[Directive] Starting at the first line of the listing below, repeat each line exactly until the line containing "var maleTrendY = [0.91, 0.58, 0.25, 0];", which you include. Leave out pictures.

[Data block]
•••••

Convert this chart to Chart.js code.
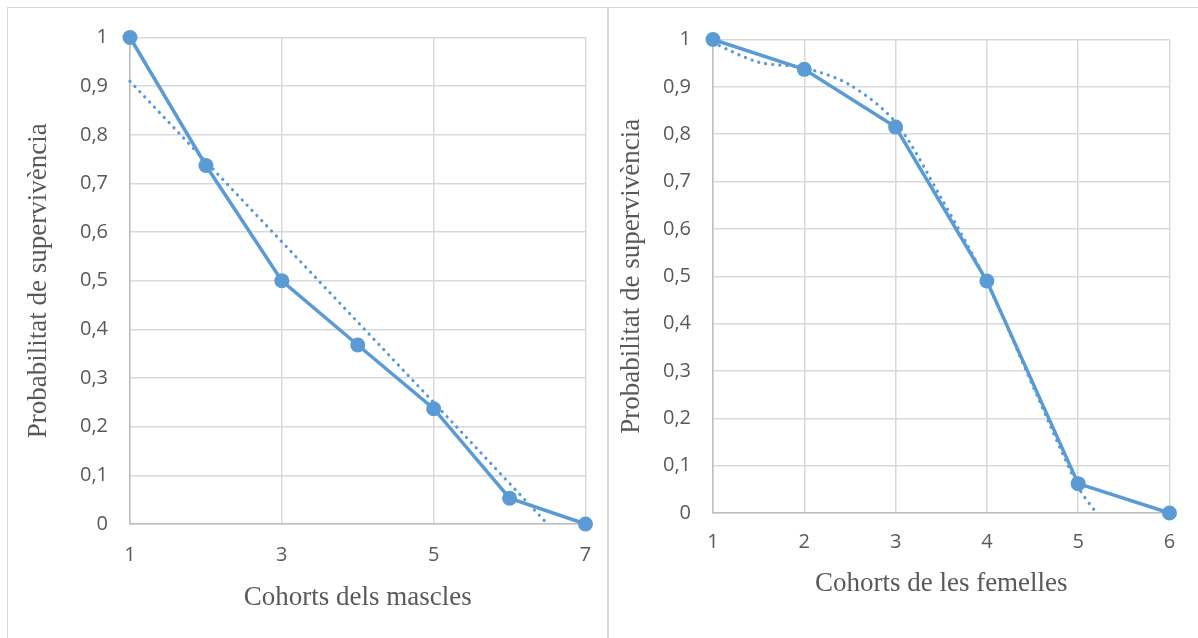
<!DOCTYPE html>
<html>
<head>
<meta charset="utf-8">
<script src="https://cdn.jsdelivr.net/npm/chart.js@4/dist/chart.umd.min.js"></script>
<style>
  html, body { margin: 0; padding: 0; background: #fff; overflow: hidden; width: 1198px; height: 638px; }
  .frame { position: absolute; box-sizing: border-box; border: 1px solid #d9d9d9; }
  .plot { position: absolute; }
</style>
</head>
<body>
<div class="frame" style="left:7px; top:7px; width:601px; height:700px;"></div>
<div class="frame" style="left:608px; top:7px; width:700px; height:700px;"></div>
<div class="plot" style="left:8px; top:8px; width:598px; height:630px;"><canvas id="males-chart"></canvas></div>
<div class="plot" style="left:609px; top:8px; width:589px; height:630px;"><canvas id="females-chart"></canvas></div>
<script>
// values
var maleCohorts = [1, 2, 3, 4, 5, 6, 7];
var maleSurvival = [1, 0.737, 0.5, 0.368, 0.237, 0.053, 0];
var maleTrendX = [1, 3, 5, 6.5];
var maleTrendY = [0.91, 0.58, 0.25, 0];

var femaleCohorts = [1, 2, 3, 4, 5, 6];
var femaleSurvival = [1, 0.937, 0.815, 0.49, 0.062, 0];
var femaleTrendX = [1, 1.5, 2, 2.5, 3, 3.5, 4, 4.5, 5, 5.2];
var femaleTrendY = [0.993, 0.952, 0.94, 0.904, 0.825, 0.665, 0.487, 0.27, 0.055, 0];

var yTickLabels = ['0', '0,1', '0,2', '0,3', '0,4', '0,5', '0,6', '0,7', '0,8', '0,9', '1'];

var BLUE = '#5b9bd5';
var GRID = '#d9d9d9';
var AXIS = '#bfbfbf';
var TEXT = '#595959';

function toPoints(xs, ys) {
  return xs.map(function (x, i) { return { x: x, y: ys[i] }; });
}

// drop the label overflow padding so the layout padding alone sets the plot box
function noLabelPadding(s) {
  s.paddingTop = 0;
  s.paddingBottom = 0;
  s.paddingLeft = 0;
  s.paddingRight = 0;
}

function makeChart(id, cfg) {
  return new Chart(document.getElementById(id), {
    type: 'line',
    data: {
      datasets: [{
        data: toPoints(cfg.trendX, cfg.trendY),
        borderColor: BLUE,
        borderWidth: 3.2,
        borderDash: [0.1, 7],
        borderCapStyle: 'round',
        pointRadius: 0,
        tension: cfg.tension,
        clip: false
      }, {
        data: toPoints(cfg.cohorts, cfg.survival),
        borderColor: BLUE,
        backgroundColor: BLUE,
        borderWidth: 3.5,
        pointRadius: 7.5,
        pointBackgroundColor: BLUE,
        pointBorderColor: BLUE,
        pointBorderWidth: 0,
        tension: 0,
        clip: false
      }]
    },
    options: {
      responsive: true,
      maintainAspectRatio: false,
      animation: false,
      events: [],
      layout: { padding: { top: cfg.padTop, right: cfg.padRight, left: 0, bottom: 0 } },
      plugins: { legend: { display: false }, tooltip: { enabled: false } },
      scales: {
        x: {
          type: 'linear',
          min: cfg.cohorts[0],
          max: cfg.cohorts[cfg.cohorts.length - 1],
          afterFit: function (s) { s.height = cfg.xAxisHeight; noLabelPadding(s); },
          grid: { color: GRID, lineWidth: 1.5, drawTicks: false },
          border: { color: AXIS, width: 1.5 },
          ticks: {
            stepSize: cfg.xStep,
            padding: cfg.xTickPad,
            color: TEXT,
            font: { family: 'Open Sans', size: 20 }
          },
          title: {
            display: true,
            text: cfg.xTitle,
            color: TEXT,
            padding: { top: 0, bottom: cfg.xTitlePad },
            font: { family: 'Liberation Serif', size: 27 }
          }
        },
        y: {
          min: 0,
          max: 1,
          afterFit: function (s) { s.width = cfg.yAxisWidth; noLabelPadding(s); },
          grid: { color: GRID, lineWidth: 1.5, drawTicks: false },
          border: { color: AXIS, width: 1.5 },
          ticks: {
            stepSize: 0.1,
            padding: 22,
            color: TEXT,
            font: { family: 'Open Sans', size: 20 },
            callback: function (v, i) { return yTickLabels[i]; }
          },
          title: {
            display: true,
            text: 'Probabilitat de supervivència',
            color: TEXT,
            padding: { top: cfg.yTitlePad, bottom: 0 },
            font: { family: 'Liberation Serif', size: 27 }
          }
        }
      }
    }
  });
}

makeChart('males-chart', {
  cohorts: maleCohorts, survival: maleSurvival,
  trendX: maleTrendX, trendY: maleTrendY, tension: 0,
  xStep: 2, xTitle: 'Cohorts dels mascles',
  padTop: 29.5, padRight: 20.5, xAxisHeight: 114, yAxisWidth: 122,
  xTickPad: 19, xTitlePad: 23.4, yTitlePad: 14.4
});

makeChart('females-chart', {
  cohorts: femaleCohorts, survival: femaleSurvival,
  trendX: femaleTrendX, trendY: femaleTrendY, tension: 0.3,
  xStep: 1, xTitle: 'Cohorts de les femelles',
  padTop: 31.5, padRight: 28.5, xAxisHeight: 125, yAxisWidth: 104,
  xTickPad: 17, xTitlePad: 37.4, yTitlePad: 6.9
});
</script>
</body>
</html>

•••••

[Full answer]
Convert this chart to Chart.js code.
<!DOCTYPE html>
<html>
<head>
<meta charset="utf-8">
<script src="https://cdn.jsdelivr.net/npm/chart.js@4/dist/chart.umd.min.js"></script>
<style>
  html, body { margin: 0; padding: 0; background: #fff; overflow: hidden; width: 1198px; height: 638px; }
  .frame { position: absolute; box-sizing: border-box; border: 1px solid #d9d9d9; }
  .plot { position: absolute; }
</style>
</head>
<body>
<div class="frame" style="left:7px; top:7px; width:601px; height:700px;"></div>
<div class="frame" style="left:608px; top:7px; width:700px; height:700px;"></div>
<div class="plot" style="left:8px; top:8px; width:598px; height:630px;"><canvas id="males-chart"></canvas></div>
<div class="plot" style="left:609px; top:8px; width:589px; height:630px;"><canvas id="females-chart"></canvas></div>
<script>
// values
var maleCohorts = [1, 2, 3, 4, 5, 6, 7];
var maleSurvival = [1, 0.737, 0.5, 0.368, 0.237, 0.053, 0];
var maleTrendX = [1, 3, 5, 6.5];
var maleTrendY = [0.91, 0.58, 0.25, 0];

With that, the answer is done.